> The request:
Retype only what runs from the first line of the listing to the line holding "(xc) at (233,405);", both included. Do not retype the pictures.

> Source data:
++++++++++

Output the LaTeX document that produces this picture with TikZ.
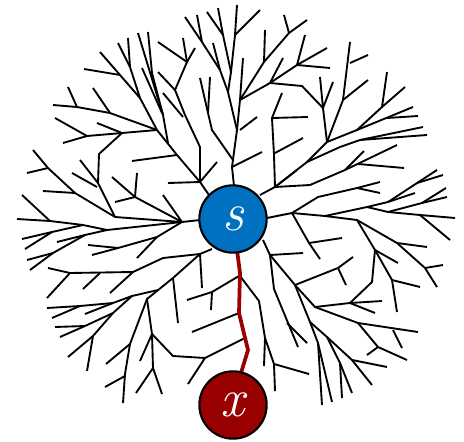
\documentclass[tikz,border=0pt]{standalone}
\usepackage{fontspec}
\definecolor{rootblue}{HTML}{0070C0}
\definecolor{goalred}{HTML}{990000}

\begin{document}
\begin{tikzpicture}[x=0.03cm,y=-0.03cm,
        branch/.style={line width=1.6pt,line join=round},
        redpath/.style={goalred,line width=3.2pt,line join=round},
        vertex/.style={circle,draw=black,line width=1.8pt,minimum size=2.02cm,inner sep=0pt,text=white,font=\fontsize{46}{50}\selectfont\itshape}]
        \useasboundingbox (0,0) rectangle (464,442);
        \coordinate (sc) at (233,219);
        \coordinate (xc) at (233,405);

        \begin{scope}[branch]
        \draw (234,186) -- (232,167) -- (237,130) -- (228,92) -- (231,72) -- (235,35) -- (237,5);
        \draw (235,35) -- (260,10);
        \draw (231,72) -- (223,35) -- (207,12);
        \draw (223,35) -- (218,8);
        \draw (228,92) -- (220,70) -- (202,42) -- (185,17);
        \draw (197,15) -- (202,42);
        \draw (213,43) -- (220,70);
        \draw (237,130) -- (240,100) -- (243,58);
        \draw (240,130) -- (257,117);
        \draw (232,167) -- (262,152);
        \draw (233,160) -- (212,130) -- (208,113) -- (200,78);
        \draw (208,113) -- (210,77);

        \draw (240,100) -- (264,62) -- (289,33) -- (307,20);
        \draw (265,30) -- (264,62);
        \draw (284,15) -- (289,33);
        \draw (240,100) -- (270,83) -- (302,86) -- (323,108) -- (327,142);
        \draw (270,83) -- (297,65) -- (305,35);
        \draw (297,65) -- (327,48);
        \draw (297,65) -- (330,68);
        \draw (283,58) -- (270,83);
        \draw (320,77) -- (323,108) -- (333,82);
        \draw (275,187) -- (274,155) -- (272,118) -- (282,93);
        \draw (272,118) -- (308,117);
        \draw (275,153) -- (303,138);
        \draw (275,187) -- (297,170);
        \draw (260,195) -- (275,187) -- (310,185) -- (345,170) -- (364,151);
        \draw (345,170) -- (397,145);
        \draw (358,164) -- (404,168);
        \draw (275,187) -- (307,162) -- (327,142) -- (357,130) -- (382,107) -- (405,87);
        \draw (327,142) -- (343,100) -- (350,42);
        \draw (350,63) -- (368,55);
        \draw (343,100) -- (368,80);
        \draw (382,107) -- (387,72);
        \draw (357,130) -- (413,107);
        \draw (387,118) -- (418,116);
        \draw (307,162) -- (340,147) -- (360,140) -- (423,127);
        \draw (360,140) -- (427,135);

        \draw (267,218) -- (292,213) -- (318,197) -- (357,188) -- (380,182);
        \draw (357,188) -- (380,193);
        \draw (292,213) -- (325,216) -- (367,207) -- (388,212) -- (420,215) -- (455,218);
        \draw (388,212) -- (422,203) -- (446,188);
        \draw (422,203) -- (447,197);
        \draw (420,215) -- (450,240);
        \draw (367,207) -- (388,202) -- (415,193);
        \draw (388,202) -- (437,170);
        \draw (417,183) -- (443,175);
        \draw (292,213) -- (309,243) -- (320,259);
        \draw (309,243) -- (342,238);
        \draw (325,216) -- (357,220) -- (375,250) -- (372,282) -- (350,303) -- (315,307);
        \draw (375,250) -- (398,263);
        \draw (375,250) -- (392,280) -- (397,312);
        \draw (392,280) -- (420,287);
        \draw (357,220) -- (397,243) -- (425,268) -- (437,287);
        \draw (397,243) -- (427,247);
        \draw (425,268) -- (443,265);
        \draw (350,303) -- (382,301);
        \draw (350,303) -- (375,313);

        \draw (263,240) -- (270,255) -- (295,285) -- (315,307) -- (358,323) -- (418,332);
        \draw (393,330) -- (402,348);
        \draw (358,323) -- (378,347) -- (407,360);
        \draw (367,355) -- (378,347);
        \draw (270,255) -- (303,253);
        \draw (295,285) -- (338,268) -- (353,257);
        \draw (338,268) -- (346,285);
        \draw (295,285) -- (310,322) -- (327,337) -- (352,360) -- (372,385);
        \draw (352,360) -- (387,367);
        \draw (327,337) -- (340,363) -- (352,393);
        \draw (340,363) -- (342,398);
        \draw (310,322) -- (318,343) -- (322,405);
        \draw (318,343) -- (332,402);
        \draw (270,255) -- (274,289) -- (298,347);
        \draw (287,323) -- (307,343);

        \draw (240,276) -- (259,301) -- (265,338) -- (274,364) -- (275,391);
        \draw (265,338) -- (264,366);
        \draw (274,364) -- (309,374);
        \draw (239,276) -- (212,292) -- (187,300);
        \draw (212,292) -- (211,310);
        \draw (239,313) -- (192,332);
        \draw (245,338) -- (205,358) -- (173,356) -- (152,334);
        \draw (205,358) -- (188,384);

        \draw (212,249) -- (200,254) -- (173,278) -- (147,299) -- (130,344) -- (125,374) -- (123,403);
        \draw (106,364) -- (130,344);
        \draw (105,387) -- (125,376);
        \draw (173,278) -- (178,323);
        \draw (200,254) -- (202,288);
        \draw (200,254) -- (163,258) -- (133,272) -- (70,273) -- (48,268);
        \draw (70,273) -- (47,298);
        \draw (83,289) -- (100,273);
        \draw (110,293) -- (133,272);
        \draw (158,290) -- (132,296) -- (113,303) -- (80,306) -- (47,308);
        \draw (52,318) -- (80,306);
        \draw (85,314) -- (113,303);
        \draw (132,296) -- (113,313) -- (85,326) -- (55,327);
        \draw (60,337) -- (85,326);
        \draw (113,313) -- (93,336) -- (68,357);
        \draw (87,371) -- (93,336);
        \draw (147,299) -- (152,334) -- (153,368) -- (162,394);
        \draw (140,361) -- (152,334);
        \draw (136,393) -- (153,368);

        \draw (200,220) -- (182,222);
        \draw (182,222) -- (115,217) -- (75,193) -- (48,168) -- (33,150);
        \draw (27,173) -- (48,168);
        \draw (43,191) -- (75,193);
        \draw (115,217) -- (98,183) -- (99,154) -- (122,133);
        \draw (80,160) -- (98,183);
        \draw (72,173) -- (97,187);
        \draw (182,222) -- (135,197) -- (112,177);
        \draw (137,173) -- (135,197);
        \draw (115,202) -- (135,197);
        \draw (182,222) -- (163,195);
        \draw (182,222) -- (107,230) -- (83,225) -- (50,221) -- (17,219);
        \draw (22,195) -- (50,221);
        \draw (83,225) -- (52,232) -- (22,239);
        \draw (25,249) -- (52,232);
        \draw (107,230) -- (85,235) -- (57,242);
        \draw (85,235) -- (53,253) -- (27,260);
        \draw (30,270) -- (53,253);
        \draw (182,222) -- (157,237) -- (118,248) -- (88,245);
        \draw (92,255) -- (118,248);
        \draw (137,258) -- (157,237);

        \draw (209,195) -- (200,182) -- (177,155) -- (157,130) -- (140,98) -- (120,75) -- (100,52);
        \draw (200,182) -- (217,162);
        \draw (200,182) -- (168,183);
        \draw (177,155) -- (132,161);
        \draw (120,75) -- (84,69);
        \draw (140,98) -- (130,67) -- (118,43);
        \draw (130,67) -- (128,38);
        \draw (157,130) -- (122,133) -- (87,136) -- (55,118);
        \draw (63,143) -- (87,136);
        \draw (97,123) -- (122,133);
        \draw (157,130) -- (110,113) -- (77,107) -- (53,105);
        \draw (68,87) -- (77,107);
        \draw (93,88) -- (110,113);
        \draw (200,182) -- (200,147) -- (185,115) -- (175,90) -- (187,62) -- (195,48);
        \draw (158,42) -- (187,62);
        \draw (183,38) -- (187,62);
        \draw (158,72) -- (175,90);
        \draw (183,117) -- (163,93);
        \draw (168,143) -- (163,115) -- (152,73) -- (148,32);
        \draw (138,33) -- (163,115);
        \draw (142,68) -- (162,113);
        \end{scope}

        \draw[redpath] (sc) -- (240,273) -- (239,313) -- (248,350) -- (241,373) -- (xc);

        \node[vertex,fill=rootblue] (s) at (sc) {s};
        \node[vertex,fill=goalred] (x) at (xc) {x};
\end{tikzpicture}
\end{document}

++++++++++

> Answer below:
Output the LaTeX document that produces this picture with TikZ.
\documentclass[tikz,border=0pt]{standalone}
\usepackage{fontspec}
\definecolor{rootblue}{HTML}{0070C0}
\definecolor{goalred}{HTML}{990000}

\begin{document}
\begin{tikzpicture}[x=0.03cm,y=-0.03cm,
        branch/.style={line width=1.6pt,line join=round},
        redpath/.style={goalred,line width=3.2pt,line join=round},
        vertex/.style={circle,draw=black,line width=1.8pt,minimum size=2.02cm,inner sep=0pt,text=white,font=\fontsize{46}{50}\selectfont\itshape}]
        \useasboundingbox (0,0) rectangle (464,442);
        \coordinate (sc) at (233,219);
        \coordinate (xc) at (233,405);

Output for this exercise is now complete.